Les estimations de la biomasse elle-même varient considérablement. Celle-ci atteindrait 379 millions de tonnes, dont plus de la moitié finirait mangée par les cétacés, les phoques, les manchots, les calmars et les poissons, selon la Convention sur la conservation de la faune et la flore marines de l’Antarctique (CCAMLR). Cette organisation – chargée de gérer strictement la pêche du krill, de la légine et du poisson des glaces dans cette partie du monde –, a pour autre mission de veiller à la préservation de cet environnement encore bien sauvegardé. C’est elle qui fixe les limites.

En théorie, le taux de capture totale admissible dans le sud-ouest de l’Antarctique est de 5,6 millions de tonnes par an. Toutefois, la CCAMLR a décidé de le réglementer à 620 000 tonnes, réparties sur quatre régions du sud-ouest de l’Atlantique. Greenpeace note que dans la zone ouest de la péninsule Antarctique, ce maximum a été atteint plusieurs fois depuis 2010.

Insuffisance des observations scientifiques

Un navire en train de pêcher le krill aux environs de l’île Trinity.

Les premières expériences de pêche au krill, menées par l’ancienne URSS, remontent aux années 1960. Les captures ont connu ensuite des années à plus de 500 000 tonnes dans la décennie 1980, avant de chuter et de remonter à plus de 320 000 tonnes en 2014, selon les déclarations recueillies par la FAO. Depuis, les techniques ont évolué : les chaluts qui écrasaient les crustacés laissent la place à des tuyaux aspirants. Quinze navires opèrent dans cette pêche industrielle, un secteur essentiellement occupé par des flottes norvégiennes, sud-coréennes et chinoises.

Elle serait cependant l’une des plus durables au monde, assurent les professionnels regroupés dans l’Association of Responsible Krill Harvesting Companies. « Hautement spécialisée et exigeante, la pêche au krill nécessite d’énormes investissements initiaux », indique cette organisation. S’inscrire dans la durée est d’autant plus nécessaire que « le développement du marché et l’adoption des produits ont été lents », rapporte-t-elle. Mais elle souligne elle aussi l’insuffisance des observations scientifiques et s’engage à collaborer avec la CCAMLR pour la collecte des données.

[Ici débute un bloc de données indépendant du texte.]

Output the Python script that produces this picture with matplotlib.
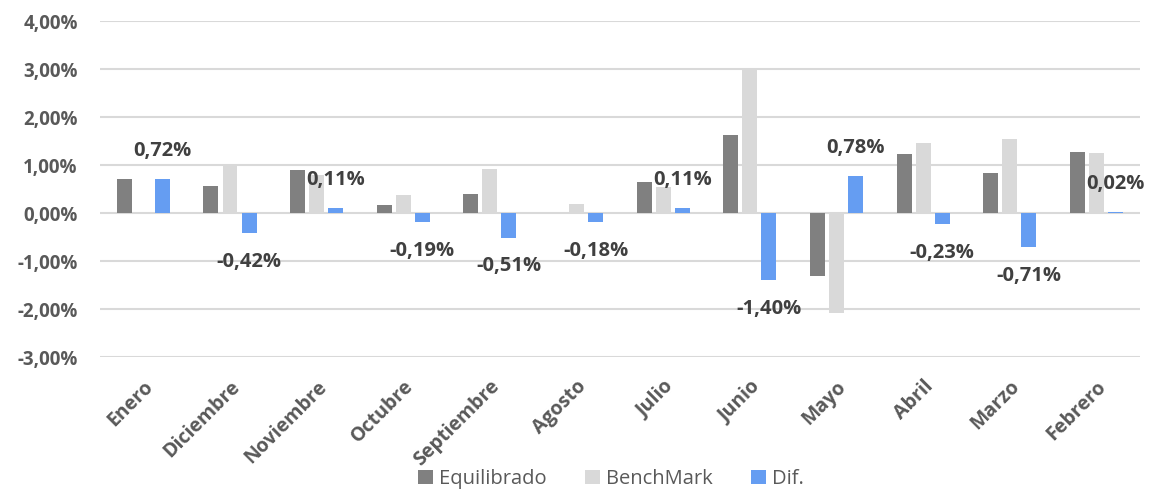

« Nous demandons instamment que les bateaux restent loin des aires marines protégées ou des zones dont nous demandons le classement afin de préserver la faune qui y vit », dit Hélène Bourges, de Greenpeace

Malgré cette bonne volonté affichée, le rapport de Greenpeace s’interroge sur le développement de cette pratique. Outre les risques de pollution que présente la navigation dans une zone encore quasi intacte, celle-ci empiète aussi sur les sources alimentaires de la faune. « Nous ne réclamons pas son interdiction, mais nous demandons instamment que les bateaux restent loin des aires marines protégées ou des zones dont nous demandons le classement afin de préserver la faune qui y vit », expose Hélène Bourges. Durant son expédition, les membres de l’Arctic Sunrise ont observé des navires manifestement en train de pratiquer un transbordement de pêche ou de carburant, ce qui n’est pas interdit, mais rend tout contrôle difficile.